## [Task brief]
Return each line of the listing below, unchanged, and omit the images.

## [Information provided]
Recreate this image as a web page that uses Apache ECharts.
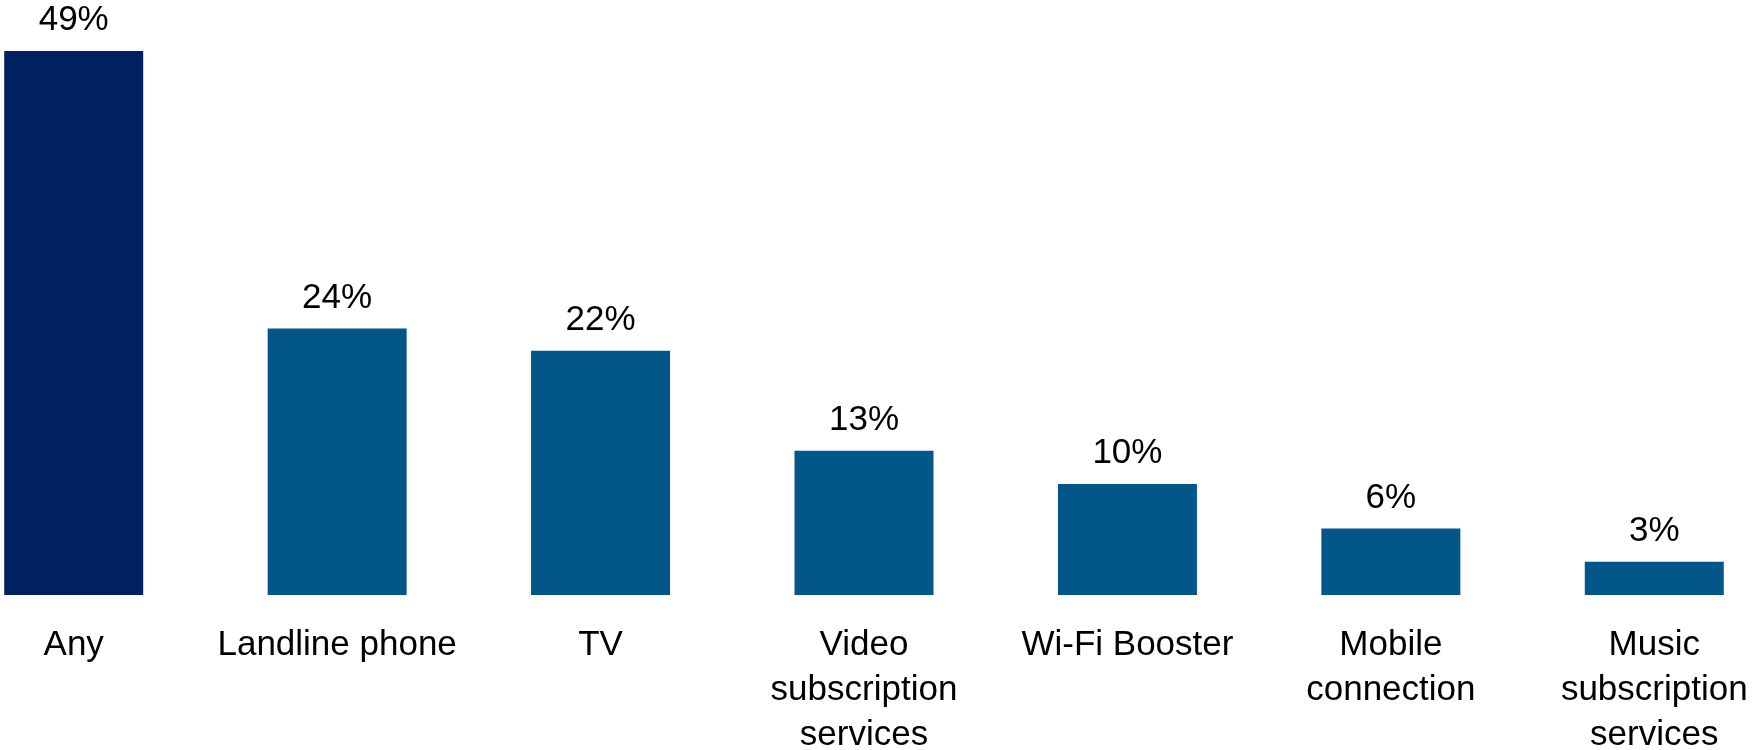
<!DOCTYPE html>
<html>
<head>
<meta charset="utf-8">
<script src="https://cdn.jsdelivr.net/npm/echarts@6/dist/echarts.min.js"></script>
<style>
  html, body { margin: 0; padding: 0; background: #ffffff; }
  #chart { width: 1753px; height: 750px; }
</style>
</head>
<body>
<div id="chart"></div>
<script>
// Services bundled with the broadband subscription (share of respondents, %)
const categories = [
  'Any',
  'Landline phone',
  'TV',
  'Video\nsubscription\nservices',
  'Wi-Fi Booster',
  'Mobile\nconnection',
  'Music\nsubscription\nservices'
];
const values = [49, 24, 22, 13, 10, 6, 3];
const barColors = ['#002060', '#02568A', '#02568A', '#02568A', '#02568A', '#02568A', '#02568A'];

const FONT = '"Liberation Sans", Arial, sans-serif';

const chart = echarts.init(document.getElementById('chart'), null, { renderer: 'canvas' });

chart.setOption({
  animation: false,
  backgroundColor: '#ffffff',
  grid: {
    left: -58,
    top: 40,
    width: 1844,
    height: 555,
    containLabel: false,
    outerBoundsMode: 'none'
  },
  xAxis: {
    type: 'category',
    data: categories,
    axisLine: { show: false },
    axisTick: { show: false },
    axisLabel: {
      interval: 0,
      margin: 28,
      color: '#000000',
      fontFamily: FONT,
      fontSize: 35,
      lineHeight: 45
    }
  },
  yAxis: {
    type: 'value',
    min: 0,
    max: 50,
    show: false,
    splitLine: { show: false }
  },
  series: [{
    type: 'bar',
    data: values.map((v, i) => ({ value: v, itemStyle: { color: barColors[i] } })),
    barWidth: 139,
    label: {
      show: true,
      position: 'top',
      distance: 13,
      color: '#000000',
      fontFamily: FONT,
      fontSize: 35,
      formatter: p => p.value + '%'
    }
  }]
});
</script>
</body>
</html>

## [Task answer]
Recreate this image as a web page that uses Apache ECharts.
<!DOCTYPE html>
<html>
<head>
<meta charset="utf-8">
<script src="https://cdn.jsdelivr.net/npm/echarts@6/dist/echarts.min.js"></script>
<style>
  html, body { margin: 0; padding: 0; background: #ffffff; }
  #chart { width: 1753px; height: 750px; }
</style>
</head>
<body>
<div id="chart"></div>
<script>
// Services bundled with the broadband subscription (share of respondents, %)
const categories = [
  'Any',
  'Landline phone',
  'TV',
  'Video\nsubscription\nservices',
  'Wi-Fi Booster',
  'Mobile\nconnection',
  'Music\nsubscription\nservices'
];
const values = [49, 24, 22, 13, 10, 6, 3];
const barColors = ['#002060', '#02568A', '#02568A', '#02568A', '#02568A', '#02568A', '#02568A'];

const FONT = '"Liberation Sans", Arial, sans-serif';

const chart = echarts.init(document.getElementById('chart'), null, { renderer: 'canvas' });

chart.setOption({
  animation: false,
  backgroundColor: '#ffffff',
  grid: {
    left: -58,
    top: 40,
    width: 1844,
    height: 555,
    containLabel: false,
    outerBoundsMode: 'none'
  },
  xAxis: {
    type: 'category',
    data: categories,
    axisLine: { show: false },
    axisTick: { show: false },
    axisLabel: {
      interval: 0,
      margin: 28,
      color: '#000000',
      fontFamily: FONT,
      fontSize: 35,
      lineHeight: 45
    }
  },
  yAxis: {
    type: 'value',
    min: 0,
    max: 50,
    show: false,
    splitLine: { show: false }
  },
  series: [{
    type: 'bar',
    data: values.map((v, i) => ({ value: v, itemStyle: { color: barColors[i] } })),
    barWidth: 139,
    label: {
      show: true,
      position: 'top',
      distance: 13,
      color: '#000000',
      fontFamily: FONT,
      fontSize: 35,
      formatter: p => p.value + '%'
    }
  }]
});
</script>
</body>
</html>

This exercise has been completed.